REQUIREMENTS
Copy out each line that has "Convert" in it.

RAW DATA

▼▼▼

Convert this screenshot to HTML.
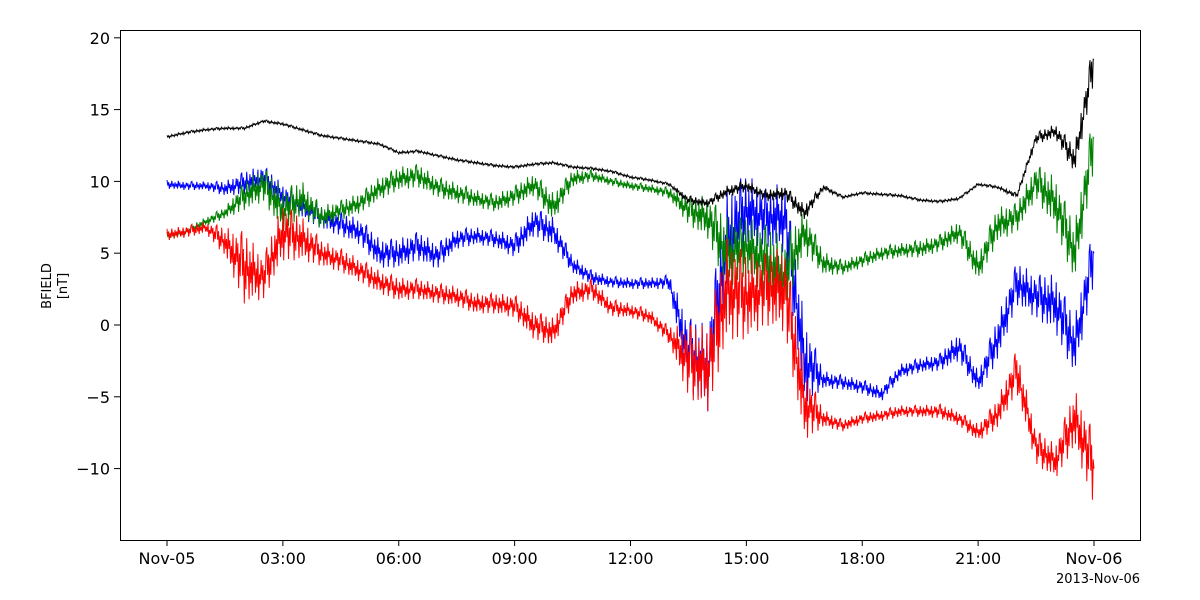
<!DOCTYPE html>
<html><head><meta charset="utf-8"><style>
body{margin:0;background:#fff;font-family:"DejaVu Sans","Liberation Sans",sans-serif;}
svg{display:block}
</style></head><body>
<svg id="chart" width="1200" height="600" xmlns="http://www.w3.org/2000/svg">
<g id="plot"></g>
<rect x="120.5" y="30.5" width="1020" height="510" fill="none" stroke="#000" stroke-width="1"/>
<g id="axes" font-size="16" fill="#000"></g>
<text transform="translate(51,286) rotate(-90)" text-anchor="middle" font-size="13">BFIELD</text>
<text transform="translate(67,286) rotate(-90)" text-anchor="middle" font-size="13">[nT]</text>
<text x="1140" y="583" text-anchor="end" font-size="13">2013-Nov-06</text>
</svg>
<script>
// hours since 2013-11-05 00:00, 0.5h steps
const hours = [0,0.5,1,1.5,2,2.5,3,3.5,4,4.5,5,5.5,6,6.5,7,7.5,8,8.5,9,9.5,10,10.5,11,11.5,12,12.5,13,13.5,14,14.5,15,15.5,16,16.5,17,17.5,18,18.5,19,19.5,20,20.5,21,21.5,22,22.5,23,23.5,24];
const bx = [9.8,9.7,9.7,9.5,9.9,10.3,9.0,8.2,7.5,7.0,6.5,5.0,5.0,5.5,4.8,6.0,6.2,6.0,5.5,7.2,6.5,4.2,3.3,3.0,2.9,2.9,3.0,-2.0,-3.0,6.0,8.0,7.5,7.5,-2.5,-3.8,-4.0,-4.3,-4.8,-3.2,-2.8,-2.6,-1.5,-4.0,-1.0,2.9,2.0,1.5,-1.5,5.0];
const by = [6.2,6.5,7.2,7.8,9.0,9.8,8.0,8.8,7.5,8.0,8.5,9.5,10.2,10.4,9.6,9.2,8.8,8.5,9.0,9.8,8.2,10.2,10.4,10.0,9.7,9.5,9.2,8.0,7.5,5.0,5.5,4.5,3.5,6.5,4.3,4.0,4.5,5.0,5.2,5.3,5.7,6.5,4.0,7.0,7.5,10.0,8.5,5.0,13.0];
const bz = [6.3,6.5,6.8,5.8,4.0,3.3,6.5,6.0,5.0,4.5,3.8,3.0,2.5,2.5,2.2,2.0,1.5,1.5,1.3,0.0,-0.5,2.2,2.5,1.2,1.0,0.6,-0.7,-2.5,-3.0,2.5,2.0,2.5,2.5,-5.5,-6.5,-7.0,-6.5,-6.3,-6.0,-6.0,-6.0,-6.5,-7.5,-6.2,-3.2,-8.5,-9.5,-6.5,-10.0];
const bt = [13.1,13.4,13.6,13.7,13.7,14.2,14.0,13.6,13.2,13.0,12.8,12.6,12.0,12.1,11.8,11.5,11.3,11.1,11.0,11.2,11.3,11.0,10.9,10.7,10.3,10.1,9.8,8.7,8.5,9.3,9.7,9.0,9.2,7.8,9.6,8.9,9.2,9.1,9.0,8.7,8.6,8.8,9.8,9.6,9.0,13.0,13.5,11.5,18.5];
// half-amplitude of fluctuations per sample
const bxSpread = [0.3,0.3,0.3,0.5,0.8,0.8,0.8,0.8,0.8,0.8,0.9,1.0,1.0,1.0,0.9,0.7,0.6,0.6,0.8,1.0,1.0,0.6,0.5,0.4,0.4,0.4,0.5,2.5,3.0,3.5,2.5,2.0,2.5,3.0,0.6,0.5,0.5,0.5,0.5,0.5,0.6,1.0,0.8,1.5,1.5,1.5,2.0,2.0,2.0];
const bySpread = [0.3,0.3,0.3,0.4,1.0,1.2,1.5,1.2,0.8,0.7,0.7,0.8,0.8,0.8,0.7,0.7,0.6,0.6,0.7,0.8,1.0,0.6,0.4,0.3,0.3,0.3,0.4,1.0,1.5,2.5,2.0,2.5,2.5,1.5,0.8,0.5,0.5,0.5,0.5,0.6,0.6,0.8,1.0,1.2,1.0,1.2,1.8,2.0,2.0];
const bzSpread = [0.4,0.4,0.4,1.0,2.5,1.5,2.0,1.5,0.9,0.8,0.8,0.8,0.8,0.7,0.7,0.7,0.7,0.7,0.8,1.0,1.0,0.8,0.7,0.6,0.5,0.5,0.6,2.5,3.0,3.5,3.0,2.5,3.0,2.5,0.6,0.4,0.4,0.4,0.4,0.4,0.5,0.5,0.6,1.0,1.5,1.2,1.2,2.0,2.5];
const btSpread = [0.1,0.1,0.1,0.1,0.1,0.1,0.1,0.1,0.1,0.1,0.1,0.1,0.1,0.1,0.1,0.1,0.1,0.1,0.1,0.1,0.1,0.1,0.1,0.1,0.1,0.1,0.1,0.3,0.3,0.4,0.4,0.4,0.5,0.6,0.2,0.1,0.1,0.1,0.1,0.1,0.1,0.1,0.1,0.1,0.2,0.4,0.5,1.0,1.5];
const yTicks = [-10,-5,0,5,10,15,20];
const xTickHours = [0,3,6,9,12,15,18,21,24];
const xTickLabels = ["Nov-05","03:00","06:00","09:00","12:00","15:00","18:00","21:00","Nov-06"];

const NS="http://www.w3.org/2000/svg";
const X = h => 167 + (h/24)*927;
const Y = v => 325 - v*14.36;
const plot=document.getElementById('plot');
const axes=document.getElementById('axes');
const jitter=[1,-0.3,0.5,-1,0.2,-0.6,0.9,-0.2,0.1,-0.9,0.6,-0.4,0.3,-0.8,1,-0.1,0.4,-0.7,0.2,-0.5,0.8,-1,0.05,-0.35,0.7,-0.15,0.55,-0.95,0.25,-0.45,0.85];

function series(vals, spread, color, name){
  let pts=[];
  const sub=24;
  for(let i=0;i<vals.length-1;i++){
    for(let k=0;k<sub;k++){
      const t=k/sub;
      const h=hours[i]+(hours[i+1]-hours[i])*t;
      const v=vals[i]+(vals[i+1]-vals[i])*t;
      const s=spread[i]+(spread[i+1]-spread[i])*t;
      pts.push(X(h).toFixed(1)+','+Y(v+s*jitter[(i*sub+k)%jitter.length]).toFixed(1));
    }
  }
  pts.push(X(hours[hours.length-1]).toFixed(1)+','+Y(vals[vals.length-1]).toFixed(1));
  const p=document.createElementNS(NS,'polyline');
  p.setAttribute('points',pts.join(' '));
  p.setAttribute('fill','none');
  p.setAttribute('stroke',color);
  p.setAttribute('stroke-width','1');
  
  
  plot.appendChild(p);
}
const clip=document.createElementNS(NS,'clipPath');clip.id='cp';
const cr=document.createElementNS(NS,'rect');cr.setAttribute('x',120);cr.setAttribute('y',30);cr.setAttribute('width',1020);cr.setAttribute('height',510);
clip.appendChild(cr);document.getElementById('chart').appendChild(clip);
plot.setAttribute('clip-path','url(#cp)');
series(bx,bxSpread,'#0000ff','bx-line');
series(by,bySpread,'#008000','by-line');
series(bz,bzSpread,'#ff0000','bz-line');
series(bt,btSpread,'#000000','bt-line');

yTicks.forEach(v=>{
  const y=Y(v);
  const l=document.createElementNS(NS,'line');
  l.setAttribute('x1',114);l.setAttribute('x2',120);l.setAttribute('y1',y);l.setAttribute('y2',y);l.setAttribute('stroke','#000');
  
  
  axes.appendChild(l);
  const t=document.createElementNS(NS,'text');
  t.setAttribute('x',110);t.setAttribute('y',y+6);t.setAttribute('text-anchor','end');
  t.textContent=(v<0?'\u2212'+(-v):v);
  
  
  axes.appendChild(t);
});
xTickHours.forEach((h,i)=>{
  const x=X(h);
  const l=document.createElementNS(NS,'line');
  l.setAttribute('x1',x);l.setAttribute('x2',x);l.setAttribute('y1',540);l.setAttribute('y2',546);l.setAttribute('stroke','#000');
  
  
  axes.appendChild(l);
  const t=document.createElementNS(NS,'text');
  t.setAttribute('x',x);t.setAttribute('y',564);t.setAttribute('text-anchor','middle');
  t.textContent=xTickLabels[i];
  
  
  axes.appendChild(t);
});
</script>
</body></html>
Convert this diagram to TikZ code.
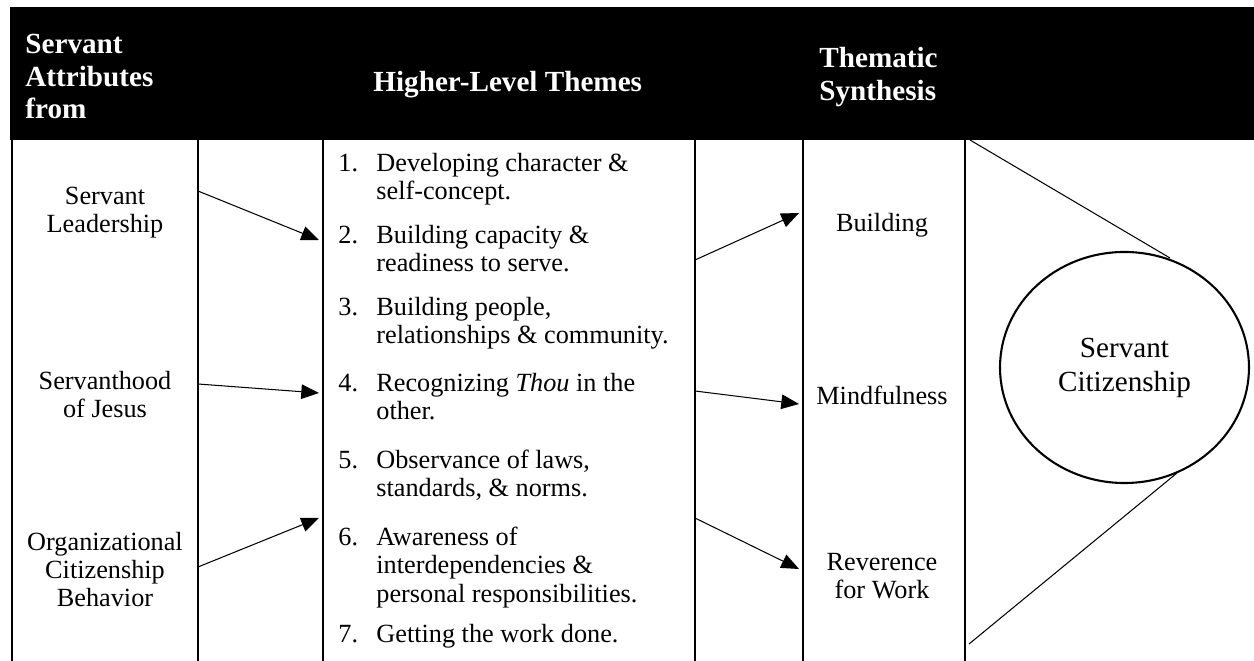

▲▲▲

ANSWER TO THE TASK
Convert this screenshot to HTML.
Convert this diagram to TikZ code.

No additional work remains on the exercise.